That decision advances the project, with the full commission now having to decide whether to accept the committee’s recommendation that the Carlisle Group be named to lead the project.
Basically, the project will include businesses, a condominium complex and a transportation hub, all located at the southeast corner of Northwest Seventh Avenue and Dr. Martin Luther King Jr., Boulevard – formerly Northwest 62nd Street.
In these tough economic times, very little development is taking place anywhere and those who are pushing the Transit Village project must be commended for their initiative. The complex will bring a much-needed face-lift for this very busy, very important part of the main Liberty City business and commercial corridor and, in both the construction phase and later, jobs in a community that desperately needs to find employment. It will have the potential to attract more businesses, as well.
But, judging from the tenor of a recent community meeting and also the county committee meeting, some residents are not exactly falling over themselves to welcome the Transit Village.
The main complaint is that residents are not being involved in all aspects of the planning and execution of the project and, in particular, no guarantees are being given that jobs will go to the community, that local contractors will get first shot at the work and that businesses that will be displaced will be able to return to the area and not asked to pay exorbitant rents that will, for all intents and purposes, prevent them from doing so.
Residents know little of the proposed developer. As one of them asked during the committee meeting, “Who is this Carlisle Group?” It is obvious that officials know the company but the residents do not and that does not bode well for relations between the prospective developer and the people.
Some residents are demanding that the Carlisle Group give a written guarantee that it will comply with their demands and that the county give assurances that this will be a project for the people in the neighborhood and not for outsiders.
That is not too much to ask for. Such an agreement was given in the case of the Florida Marlins baseball field that is now under construction in Little Havana. The County Commission has an obligation to ensure that such an agreement is entered into by the Carlisle Group before signing off on the company as the lead developer for the Transit Village.

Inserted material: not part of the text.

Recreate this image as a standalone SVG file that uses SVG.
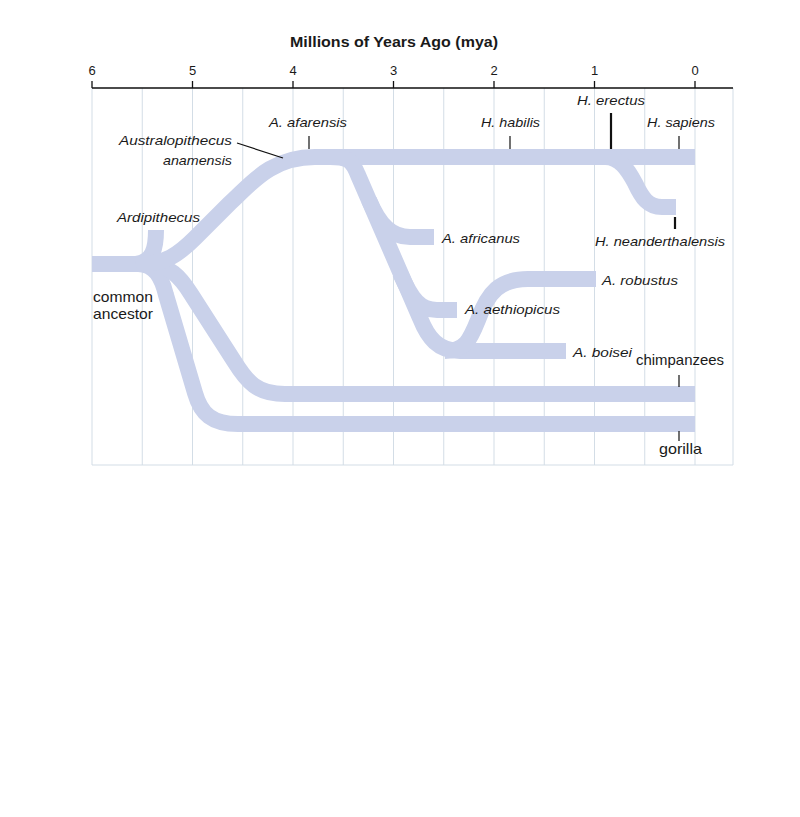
<svg xmlns="http://www.w3.org/2000/svg" width="800" height="817" viewBox="0 0 800 817">
<style>
.grid{stroke:#d3dde6;stroke-width:1;fill:none}
.axis{stroke:#111;stroke-width:1.3;fill:none}
.br{stroke:#c9d1ea;stroke-width:16;fill:none;stroke-linecap:butt;stroke-linejoin:round}
.lead{stroke:#111;stroke-width:1.2;fill:none}
.leadb{stroke:#111;stroke-width:2.2;fill:none}
text{font-family:"Liberation Sans",Arial,sans-serif;fill:#1a1a1a}
.tick{font-size:13px;text-anchor:middle}
.title{font-size:15px;font-weight:bold;text-anchor:middle}
.sp{font-size:13.5px;font-style:italic}
.nm{font-size:14.5px}
</style>
<rect width="800" height="817" fill="#fff"/>
<g id="grid">
<path class="grid" d="M92,88V465M142.25,88V465M192.5,88V465M242.75,88V465M293,88V465M343.25,88V465M393.5,88V465M443.75,88V465M494,88V465M544.25,88V465M594.5,88V465M644.75,88V465M695,88V465M733,88V465M92,465H733"/>
</g>
<g id="axis">
<path class="axis" d="M92,88H733M92,81V88M192.5,81V88M293,81V88M393.5,81V88M494,81V88M594.5,81V88M695,81V88"/>
<text class="tick" x="92" y="75">6</text>
<text class="tick" x="192.5" y="75">5</text>
<text class="tick" x="293" y="75">4</text>
<text class="tick" x="393.5" y="75">3</text>
<text class="tick" x="494" y="75">2</text>
<text class="tick" x="594.5" y="75">1</text>
<text class="tick" x="695" y="75">0</text>
<text class="title" x="394" y="47" textLength="208" lengthAdjust="spacingAndGlyphs">Millions of Years Ago (mya)</text>
</g>
<g id="connectors">
<path id="gorilla-branch" class="br" d="M92,264H138C155,264 162,278 166,295L195,393C201,414 212,424 238,424H695"/>
<path id="chimp-branch" class="br" d="M145,264C170,264 181,278 191,294L234,361C247,382 257,394 285,394H695"/>
<path id="ardipithecus-branch" class="br" d="M156,230C156,248 153,262 136,264"/>
<path id="trunk" class="br" d="M140,264C165,264 178,255 195,238L230,203C250,185 270,157 315,157H695"/>
<path id="descent" class="br" d="M330,157C348,157 352,160 358,175L420,318C428,338 438,351 460,351H566"/>
<path id="africanus-branch" class="br" d="M369,200C380,226 392,237 410,237H434"/>
<path id="aethiopicus-branch" class="br" d="M400,273C412,300 420,310 437,310H457"/>
<path id="robustus-branch" class="br" d="M445,351C465,351 470,340 478,320C488,292 500,279 528,279H596"/>
<path id="neanderthal-branch" class="br" d="M605,157C620,157 628,170 635,183C642,198 648,207 662,207H676"/>
<path class="lead" d="M237,143L283,158"/>
<path class="lead" d="M309,136V149"/>
<path class="lead" d="M510,136V149"/>
<path class="leadb" d="M611,113V149"/>
<path class="lead" d="M679,136V149"/>
<path class="leadb" d="M675,217V229"/>
<path class="lead" d="M679,375V387"/>
<path class="lead" d="M679,431V441"/>
</g>
<g id="n-anamensis"><text class="sp" x="119" y="145" textLength="113" lengthAdjust="spacingAndGlyphs">Australopithecus</text><text class="sp" x="163" y="165" textLength="69" lengthAdjust="spacingAndGlyphs">anamensis</text></g>
<g id="n-afarensis"><text class="sp" x="269" y="127" textLength="78" lengthAdjust="spacingAndGlyphs">A. afarensis</text></g>
<g id="n-habilis"><text class="sp" x="481" y="127" textLength="59" lengthAdjust="spacingAndGlyphs">H. habilis</text></g>
<g id="n-erectus"><text class="sp" x="577" y="105" textLength="68" lengthAdjust="spacingAndGlyphs">H. erectus</text></g>
<g id="n-sapiens"><text class="sp" x="647" y="127" textLength="68" lengthAdjust="spacingAndGlyphs">H. sapiens</text></g>
<g id="n-ardipithecus"><text class="sp" x="117" y="222" textLength="83" lengthAdjust="spacingAndGlyphs">Ardipithecus</text></g>
<g id="n-common"><text class="nm" x="93" y="302" textLength="60" lengthAdjust="spacingAndGlyphs">common</text><text class="nm" x="93" y="319" textLength="60" lengthAdjust="spacingAndGlyphs">ancestor</text></g>
<g id="n-africanus"><text class="sp" x="442" y="243" textLength="78" lengthAdjust="spacingAndGlyphs">A. africanus</text></g>
<g id="n-neanderthalensis"><text class="sp" x="595" y="246" textLength="130" lengthAdjust="spacingAndGlyphs">H. neanderthalensis</text></g>
<g id="n-robustus"><text class="sp" x="602" y="285" textLength="76" lengthAdjust="spacingAndGlyphs">A. robustus</text></g>
<g id="n-aethiopicus"><text class="sp" x="465" y="314" textLength="95" lengthAdjust="spacingAndGlyphs">A. aethiopicus</text></g>
<g id="n-boisei"><text class="sp" x="573" y="357" textLength="59" lengthAdjust="spacingAndGlyphs">A. boisei</text></g>
<g id="n-chimpanzees"><text class="nm" x="636" y="365" textLength="88" lengthAdjust="spacingAndGlyphs">chimpanzees</text></g>
<g id="n-gorilla"><text class="nm" x="659" y="454" textLength="43" lengthAdjust="spacingAndGlyphs">gorilla</text></g>
</svg>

Recent history is full of examples of the African-American community in Miami and, generally, in South Florida, being taken advantage of in the name of development. Developers come in, often with the blessing of local government, with lucrative contracts to build houses and businesses and even sports arenas and when the projects are completed the end result is economic gentrification. Blacks get pushed out of their homes and businesses and other people move in and set up shop.
It is fervently hoped that the Transit Village will be the launching pad for greater things for Liberty City. The neighborhood – like all black communities – is suffering from chronic neglect. But when any development is planned, residents must be fully involved and their concerns must be addressed as a non-negotiable condition.